Our goal is to make a scraper do this,

make nice long fluffy shavings.  Nice fluffy shavings means a well polished wood surface.

There are a lot of ways to tune a scraper.   The following is my preferred method,  and it works quite well.

The goal is to shape a hook edge on the end of the scraper.

You take a much harder surface, and deform the scraper with pressure.  This draws out the edge, which is then angled to be able to cut a shaving.   The following picture shows the concept, and shows my understanding and experience.  I  must warn you that there are a lot of quite smart, researched and experienced folk out there that don’t entirely agree with  my perception of this.  I like to push the end first, not the side of the scraper.  Then I ‘bend’ the bur over to make the hook.

The  neat thing about the hook or bur that you make on the edge, is that it is ‘work hardened’ and very tough.  You can, I have, make a bur with a less hard burnisher,  but it will not usually be as good a bur and will take more work to do.

Here are a few scrapers with a hand held burnisher,

First thing you do is clean up the scraper.  This is 400 grit Norton 3x sandpaper, good stuff for cleaning up a burnisher.

Still cleaning up.

Then I clean  up the ends.  You can put a block on  the sandpaper and  slide the scraper along it, if you want  an exactly square end.   A lot  of folk do.

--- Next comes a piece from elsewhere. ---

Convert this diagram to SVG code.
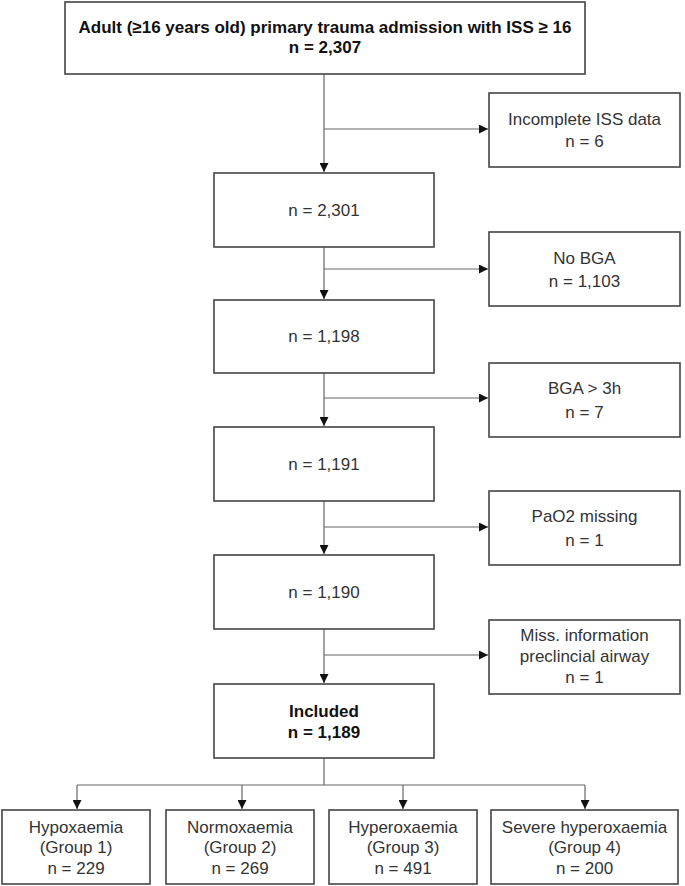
<svg xmlns="http://www.w3.org/2000/svg" width="685" height="886" viewBox="0 0 685 886">
<style>
.box{fill:#fff;stroke:#444;stroke-width:1.6}
.t{font-family:"Liberation Sans",Arial,sans-serif;font-size:17px;fill:#333;text-anchor:middle}
.b{font-weight:bold;fill:#111}
.c{fill:none;stroke:#666;stroke-width:1.2}
</style>
<defs>
<marker id="ah" viewBox="0 0 10 10" refX="10" refY="5" markerWidth="9" markerHeight="9" markerUnits="userSpaceOnUse" orient="auto">
<path d="M0,0 L10,5 L0,10 z" fill="#111"/>
</marker>
</defs>
<rect width="685" height="886" fill="#fff"/>
<g id="connectors">
<path class="c" d="M324,74 V172" marker-end="url(#ah)"/>
<path class="c" d="M324,129 H488" marker-end="url(#ah)"/>
<path class="c" d="M324,247 V299" marker-end="url(#ah)"/>
<path class="c" d="M324,269 H488" marker-end="url(#ah)"/>
<path class="c" d="M324,373 V426" marker-end="url(#ah)"/>
<path class="c" d="M324,398 H488" marker-end="url(#ah)"/>
<path class="c" d="M324,501 V554" marker-end="url(#ah)"/>
<path class="c" d="M324,527 H488" marker-end="url(#ah)"/>
<path class="c" d="M324,629 V683" marker-end="url(#ah)"/>
<path class="c" d="M324,655 H488" marker-end="url(#ah)"/>
<path class="c" d="M324,758 V785 M77,785 H585"/>
<path class="c" d="M77,785 V809" marker-end="url(#ah)"/>
<path class="c" d="M242,785 V809" marker-end="url(#ah)"/>
<path class="c" d="M403,785 V809" marker-end="url(#ah)"/>
<path class="c" d="M585,785 V809" marker-end="url(#ah)"/>
</g>
<g id="n0"><rect class="box" x="65" y="2" width="520" height="72"/>
<text class="t b" x="325" y="33">Adult (≥16 years old) primary trauma admission with ISS ≥ 16</text>
<text class="t b" x="325" y="53">n = 2,307</text></g>
<g id="x1"><rect class="box" x="489" y="93" width="191" height="74"/>
<text class="t" x="584.5" y="125">Incomplete ISS data</text><text class="t" x="584.5" y="147">n = 6</text></g>
<g id="n1"><rect class="box" x="214" y="173" width="220" height="74"/>
<text class="t" x="324" y="216">n = 2,301</text></g>
<g id="x2"><rect class="box" x="489" y="232" width="191" height="74"/>
<text class="t" x="584.5" y="264">No BGA</text><text class="t" x="584.5" y="287">n = 1,103</text></g>
<g id="n2"><rect class="box" x="214" y="300" width="220" height="73"/>
<text class="t" x="324" y="342">n = 1,198</text></g>
<g id="x3"><rect class="box" x="489" y="363" width="191" height="74"/>
<text class="t" x="584.5" y="394">BGA &gt; 3h</text><text class="t" x="584.5" y="418">n = 7</text></g>
<g id="n3"><rect class="box" x="214" y="427" width="220" height="74"/>
<text class="t" x="324" y="470">n = 1,191</text></g>
<g id="x4"><rect class="box" x="489" y="491" width="191" height="74"/>
<text class="t" x="584.5" y="522">PaO2 missing</text><text class="t" x="584.5" y="546">n = 1</text></g>
<g id="n4"><rect class="box" x="214" y="555" width="220" height="74"/>
<text class="t" x="324" y="598">n = 1,190</text></g>
<g id="x5"><rect class="box" x="489" y="620" width="191" height="74"/>
<text class="t" x="584.5" y="641">Miss. information</text><text class="t" x="584.5" y="662">preclincial airway</text><text class="t" x="584.5" y="683">n = 1</text></g>
<g id="n5"><rect class="box" x="214" y="684" width="220" height="74"/>
<text class="t b" x="324" y="717">Included</text><text class="t b" x="324" y="738">n = 1,189</text></g>
<g id="g1"><rect class="box" x="2" y="810" width="148" height="74"/>
<text class="t" x="76" y="833">Hypoxaemia</text><text class="t" x="76" y="853">(Group 1)</text><text class="t" x="76" y="874">n = 229</text></g>
<g id="g2"><rect class="box" x="166" y="810" width="148" height="74"/>
<text class="t" x="240" y="833">Normoxaemia</text><text class="t" x="240" y="853">(Group 2)</text><text class="t" x="240" y="874">n = 269</text></g>
<g id="g3"><rect class="box" x="329" y="810" width="148" height="74"/>
<text class="t" x="403" y="833">Hyperoxaemia</text><text class="t" x="403" y="853">(Group 3)</text><text class="t" x="403" y="874">n = 491</text></g>
<g id="g4"><rect class="box" x="491" y="810" width="187" height="74"/>
<text class="t" x="584.5" y="833">Severe hyperoxaemia</text><text class="t" x="584.5" y="853">(Group 4)</text><text class="t" x="584.5" y="874">n = 200</text></g>
</svg>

Now that we have removed any previous burs, we start to make one.

First I make a few even passes on a really hard polished rod, at the normal or 90 degree angle.  I put about as much force on it as it takes  to pick up a gallon of milk.

Then I lower the angle a little bit, maybe 3 degrees from  the normal.  At this angle I make another smooth pass.

Then I go ahead and burnish at the 7 degree from normal, angle that my burnisher is set to, by putting the scraper in a slot and having that guide the scraper against the burnisher for one more pass.  If it doesn’t make a good scrape I may make another pass or two until I like the edge.

A burnishing tool can be made with a small carbide rod, an old tap, or a really hard punch.  As long as the rod does not show damage from the scraper, it is probably hard enough.

A slit and a drill hole in a stick are all you really need for a handle, or you can always buy one made for the task.